I just finished watching Opening Night on DVD again after having not seen it since it opened in LA sometime around Christmas in 1977.
1977. LA. Another lifetime ago.
That would be the first Christmas season at Intellectuals & Liars with Jimmy, Gordon, & Joel, before Randy joined us, or Bill. What did we sell then: the literature, the poetry: the small press editions like Black Sparrow copies of Charles Bukowski or Mulch Press books of Paul Blackburn, novels by Joan Didion, Thomas Hardy, Hemingway, E.M. Forster, Tom McGuane, Don DeLillo, Robert Coover, Gary Snyder, Charles Olson, Jack Kerouac, Frank O’Hara.
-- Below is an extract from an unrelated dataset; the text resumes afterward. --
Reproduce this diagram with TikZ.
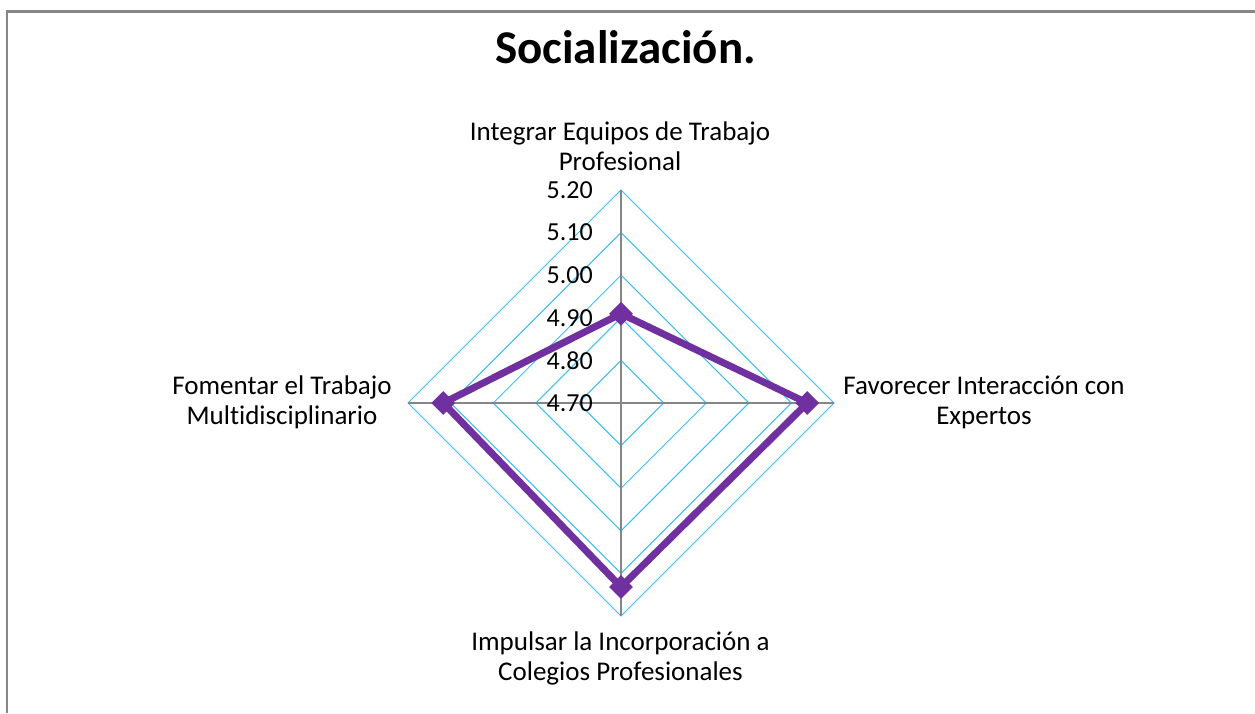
\documentclass[tikz,border=0pt]{standalone}
\usepackage{fontspec}
\setmainfont{Carlito}[Ligatures=NoCommon]
\usepackage{tikz}
\usetikzlibrary{positioning,shapes.geometric}
\definecolor{ringblue}{RGB}{60,190,240}
\definecolor{axisgray}{RGB}{134,134,134}
\definecolor{seriespurple}{RGB}{112,48,160}
\tikzstyle{ring} = [draw=ringblue, line width=1pt]
\tikzstyle{spoke} = [draw=axisgray, line width=1.5pt]
\tikzstyle{series} = [draw=seriespurple, line width=7pt, line join=miter]
\tikzstyle{marker} = [diamond, aspect=1, fill=seriespurple, minimum size=24pt, inner sep=0pt]
\tikzstyle{catlabel} = [font=\fontsize{27}{30}\selectfont, align=center, text=black]
\tikzstyle{ticklabel} = [font=\fontsize{26}{30}\selectfont, anchor=east, inner sep=0pt]

\begin{document}
\begin{tikzpicture}[x=1pt,y=-1pt]
			\useasboundingbox (0,0) rectangle (1255,713);
			% frame
			\draw [axisgray, line width=2.5pt] (7,713) -- (7,11.5) -- (1255,11.5);
			\node (title) at (625.5,47.5) {\fontsize{47}{54}\selectfont\bfseries Socialización.};
			
			% rings
			\draw [ring] (621,360.4) -- (663.6,403) -- (621,445.6) -- (578.4,403) -- cycle;
			\draw [ring] (621,317.8) -- (706.2,403) -- (621,488.2) -- (535.8,403) -- cycle;
			\draw [ring] (621,275.2) -- (748.8,403) -- (621,530.8) -- (493.2,403) -- cycle;
			\draw [ring] (621,232.6) -- (791.4,403) -- (621,573.4) -- (450.6,403) -- cycle;
			\draw [ring] (621,190) -- (834,403) -- (621,616) -- (408,403) -- cycle;
			
			% axes
			\coordinate (c) at (621,403);
			\coordinate (ptop) at (621,190);
			\coordinate (pright) at (834,403);
			\coordinate (pbot) at (621,616);
			\coordinate (pleft) at (408,403);
			\draw [spoke] (c) -- (ptop);
			\draw [spoke] (c) -- (pright);
			\draw [spoke] (c) -- (pbot);
			\draw [spoke] (c) -- (pleft);
			
			% scale
			\node (t470) [ticklabel] at (593,403) {4.70};
			\node (t480) [ticklabel] at (593,360.4) {4.80};
			\node (t490) [ticklabel] at (593,317.8) {4.90};
			\node (t500) [ticklabel] at (593,275.2) {5.00};
			\node (t510) [ticklabel] at (593,232.6) {5.10};
			\node (t520) [ticklabel] at (593,190) {5.20};
			
			% data
			\node (mtop) [marker] at (621,313.7) {};
			\node (mright) [marker] at (807.3,403) {};
			\node (mbot) [marker] at (621,587) {};
			\node (mleft) [marker] at (443.3,403) {};
			\draw [series] (mtop.center) -- (mright.center) -- (mbot.center) -- (mleft.center) -- cycle;
			
			% categories
			\node (equipos) [catlabel] at (620,146.5) {Integrar Equipos de Trabajo\\Profesional};
			\node (expertos) [catlabel] at (984,402) {Favorecer Interacción con\\Expertos};
			\node (colegios) [catlabel] at (620.5,658) {Impulsar la Incorporación a\\Colegios Profesionales};
			\node (multi) [catlabel] at (282,402) {Fomentar el Trabajo\\Multidisciplinario};
			\end{tikzpicture}
\end{document}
Barely 1000 feet of selling space divided into 2 rooms, those reminder tables in the back with hardcover copies of Scandinavian plays for $1.98 and the hardcover copy I kept of Sunflower Splendor, 3000 years of Chinese poetry, which I have here in Istanbul and periodically still lose myself in.
I loved that store, that brick wall with the barred window, the coffee urn and 2 armchairs with a can for contributions that never seemed to get as many coins put in as were taken out by various local denizens who came in not to buy any poetry but for a cup of coffee to go.
But there were the readings, the lively talks afterward fueled by our passion for the written word and Gallo Hearty Burgundy, the customers many of whom are still dear friends.
But this isn’t about the bookstore. This is about that damned film that brought these memories back, about the young woman in a black evening dress sitting in the audience next to Zohra Lampert who plays Ben Gazzarra’s wife, one of the hundreds of extras there to play audience members watching the play within the film being performed and who dreamed of being stars one day themselves. About seeing a ghost from the past and remembering the time, that first I&L Christmas, going to see that movie in Hollywood, and then the rest of the images: the bar at Tampico’s Tilly’s, Bill Mohr dancing in his seat at the Air Lane Bar across the street, Jimmy Powell having his Coke and cigarette for breakfast, Randy Signor charming the female sales reps, Vimal Duggal sharing a bean & beef burrito lunch every weekday, Ren Weschler instructing me in the fine art of seeing, Maureen Strange raving on about some Donald Barthleme story in the New Yorker, playing pool with Chuck Thegze while listening to The Police sing Roxanne, running with my dog Frodo on the beach in Santa Monica, my friends, some long gone, others still a part of my life, but not that face, not that black evening dress, not that Midwestern smile, nor that store, or those poets raging in the night, or the madness and humor and sorrow that was LA, that was part of our youth, so very long, long ago.
Movies, like music, like books, when viewed, listened to, read again, can transport us back, if we’re not careful, to places we may not wish to go. Perhaps, though, whether we want to or not, it’s best to take these journeys. It doesn’t change the way things are, but maybe, just maybe, it can change the way things will be.
And isn’t that what they say history teaches us: what to duplicate, and what to avoid, and the wisdom to know which is which, and what is what.
Reblogged this on Leonard Durso.
Great nostalgic story; nice memoir. Hope the holiday is sweet and fine.
Thank you, Jim. Hope your holiday season is filled with joy & peace.
You are right about history and how she should be a good teacher. The thought about movies applies, as it does to books and songs and even smells which can launch hidden memories like rockets. Poignant and introspective prose. I keep learning more about Leonard Durso. Fascinating! Merry Christmas from KC.
Thank you, Michael. May your holiday season be a joyous, loving, peaceful one.